Dopo il governatore laziale Nicola Zingaretti, che due anni fa decise di non confermare nelle liste Pd gli scomodi consiglieri radicali che avevano svelato lo scandalo Fiorito (quello dei finanziamenti pubblici ai gruppi consiliari), pare che anche il sindaco di Roma Ignazio Marino abbia dichiarato guerra ai radicali, anzi, all'unico consigliere radicale in Campidoglio, Riccardo Magi. Di quale delitto si sarebbe macchiato l'incosciente Magi? Semplicemente quello di essere stato eccessivamente puntiglioso sulle misure contenute nella delibera sulla vendita di oltre 600 immobili da parte del comune di Roma, tanto da votare appunto contro durante la votazione in Aula circa dieci giorni fa.
Inutile sottolineare che sulla delibera in questione, l'opposizione del consigliere radicale è stata ampiamente e pubblicamente motivata nei giorni precedenti al voto, sulla base peraltro di osservazioni piuttosto ragionevoli e seguenti proposte migliorative del testo (come l’abolizione dello sconto del 30 per cento, accolta in parte dallo stesso Marino, che per questo aveva anche ringraziato Magi).
Di fronte alle falle della delibera, incentrato su un tema così caro alla partitocrazia come quello delle concessioni pubbliche, il consigliere radicale aveva inoltre deciso di vincolare il proprio voto ad una netta presa di responsabilità da parte del sindaco contro "l’opacità delle concessioni del patrimonio in cui da decenni si annidano i poteri più clientelari della Città".
Parole gettate al vento: Marino ha deciso di non assumersi questo impegno, e così - anche per questo - è giunto il "no" di Magi, che ha giudicato la delibera come "un'occasione mancata per revocare quelle concessioni con cui si regalano sedi a partiti, sindacati e associazioni amiche". La scomunica lanciata ora dal sindaco porta con sé molteplici perplessità.
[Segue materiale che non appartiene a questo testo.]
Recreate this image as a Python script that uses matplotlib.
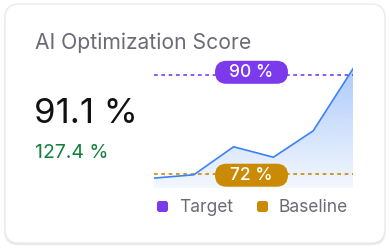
import numpy as np
import matplotlib
matplotlib.use("Agg")
import matplotlib.pyplot as plt
from matplotlib.patches import FancyBboxPatch, Polygon

plt.rcParams['font.family'] = ['Inter', 'DejaVu Sans']

# ---- data ----
title = "AI Optimization Score"
current_value = "91.1 %"
change_value = "127.4 %"
scores = [71.2, 71.8, 76.9, 75.0, 79.8, 91.1]
target = 90
baseline = 72
legend_labels = ["Target", "Baseline"]

W, H = 390, 249
DPI = 100
PURPLE = "#7c3aed"
GOLD = "#ca8a04"
BLUE = "#3b82f6"
GRAY = "#6b6b76"
GREEN = "#15803d"

fig = plt.figure(figsize=(W / DPI, H / DPI), dpi=DPI, facecolor="white")

def P(x, y):
    # top-left pixel coordinates -> display coordinates
    return (x, H - y)

# card shadow and card
for i, a in enumerate([0.03, 0.03, 0.04]):
    sh = FancyBboxPatch(P(5 - i * 0.5, 243 + 1.5 + i * 0.5), 380 + i, 239 + i,
                        boxstyle="round,pad=0,rounding_size=14",
                        transform=None, fc="black", ec="none", alpha=a, zorder=0)
    fig.patches.append(sh)
card = FancyBboxPatch(P(5, 243), 380, 239, boxstyle="round,pad=0,rounding_size=14",
                      transform=None, fc="white", ec="#ebebeb", lw=1, zorder=0.5)
fig.patches.append(card)

fig.text(35 / W, 1 - 43 / H, title, fontsize=15.2, color=GRAY, va="center", ha="left")
fig.text(34 / W, 1 - 114 / H, current_value, fontsize=25, color="#111111", va="center", ha="left")
fig.text(35 / W, 1 - 153 / H, change_value, fontsize=14, color=GREEN, va="center", ha="left")

# ---- chart area ----
ax_l, ax_r, ax_t, ax_b = 154, 353, 66, 188
ax = fig.add_axes([ax_l / W, 1 - ax_b / H, (ax_r - ax_l) / W, (ax_b - ax_t) / H])
ax.set_zorder(2)
ax.set_facecolor("none")
for s in ax.spines.values():
    s.set_visible(False)
ax.set_xticks([])
ax.set_yticks([])

x = np.arange(len(scores))
ymin, ymax = 69.4, 91.6
ax.set_xlim(0, len(scores) - 1)
ax.set_ylim(ymin, ymax)

# gradient area under the line
grad = np.linspace(0.42, 0.06, 256).reshape(-1, 1)
rgba = np.zeros((256, 1, 4))
rgba[..., :3] = matplotlib.colors.to_rgb(BLUE)
rgba[..., 3] = grad[..., 0][:, None]
im = ax.imshow(rgba, extent=[0, len(scores) - 1, ymin, max(scores)], aspect="auto",
               origin="upper", zorder=1, interpolation="bilinear")
verts = [(0, ymin)] + list(zip(x, scores)) + [(len(scores) - 1, ymin)]
poly = Polygon(verts, closed=True, fc="none", ec="none")
ax.add_patch(poly)
im.set_clip_path(poly)
ax.set_xlim(0, len(scores) - 1)
ax.set_ylim(ymin, ymax)
ax.plot(x, scores, color=BLUE, lw=1.2, zorder=3)

# reference lines
ax.axhline(target, color=PURPLE, lw=1.2, ls=(0, (2.2, 2.2)), zorder=2)
ax.axhline(baseline, color=GOLD, lw=1.2, ls=(0, (2.2, 2.2)), zorder=2)

# pills
def pill(val, color, cy_px):
    w, h = 73, 23
    cx = 251.5
    box = FancyBboxPatch(P(cx - w / 2, cy_px + h / 2), w, h,
                         boxstyle="round,pad=0,rounding_size=11.5",
                         transform=None, fc=color, ec="none", zorder=5)
    fig.patches.append(box)
    fig.text(cx / W, 1 - (cy_px + 0.5) / H, f"{val} %", color="white", fontsize=12.5,
             fontweight="medium", ha="center", va="center", zorder=6)

fig.canvas.draw()
def ypix(v):
    return H - ax.transData.transform((0, v))[1]
pill(target, PURPLE, ypix(target) - 2.5)
pill(baseline, GOLD, ypix(baseline) + 1.5)

# legend
for (lx, tx, lab, col) in [(157, 179, legend_labels[0], PURPLE), (257, 279, legend_labels[1], GOLD)]:
    sq = FancyBboxPatch(P(lx, 212), 11, 11, boxstyle="round,pad=0,rounding_size=2.5",
                        transform=None, fc=col, ec="none", zorder=5)
    fig.patches.append(sq)
    fig.text(tx / W, 1 - 207 / H, lab, fontsize=12.5, color=GRAY, ha="left", va="center")

fig.savefig("out.png", dpi=DPI, facecolor="white")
Essa, infatti, non appare basata su ragioni di mancata "fedeltà" da parte di Magi, tant'è che sono in molti oggi a ricordare che, un anno fa, i lavori del consiglio comunale per l'approvazione del bilancio furono reiteratamente bloccati dalla stessa maggioranza Pd, senza che Marino chiedesse indignato a gran voce alcuna dimissione.
La richiesta di dimissioni di Magi da parte di Marino sembra invece essere basata su ben altre ragioni, legate soprattutto all'intramontabile resistenza di quelle forze affaristiche e clientelari contro le quali neanche un presunto "sindaco della legalità", come Marino, pare in grado di imporre valide soluzioni.
Come è evidente, d'altronde, l'antico intento propagandistico dell'ex chirurgo di moralizzare la vita pubblica è ormai già storia vecchia, e a ribadirlo è stato il sostanziale auto-commissariamento della giunta avvenuto con la nomina ad assessore alla Legalità del magistrato Alfonso Sabella.
Piuttosto che portare avanti la battaglia per la legalità, cominciando realmente a recidere le braccia tentacolari del regime partitocratico (più che mai restio a morire, come dimostrato dall'ultimo preoccupante caso di "Mafia capitale"), il sindaco Marino preferisce concentrare la propria attenzione sulle proprie furie pedonalizzatrici e...le sue multe per divieto di sosta.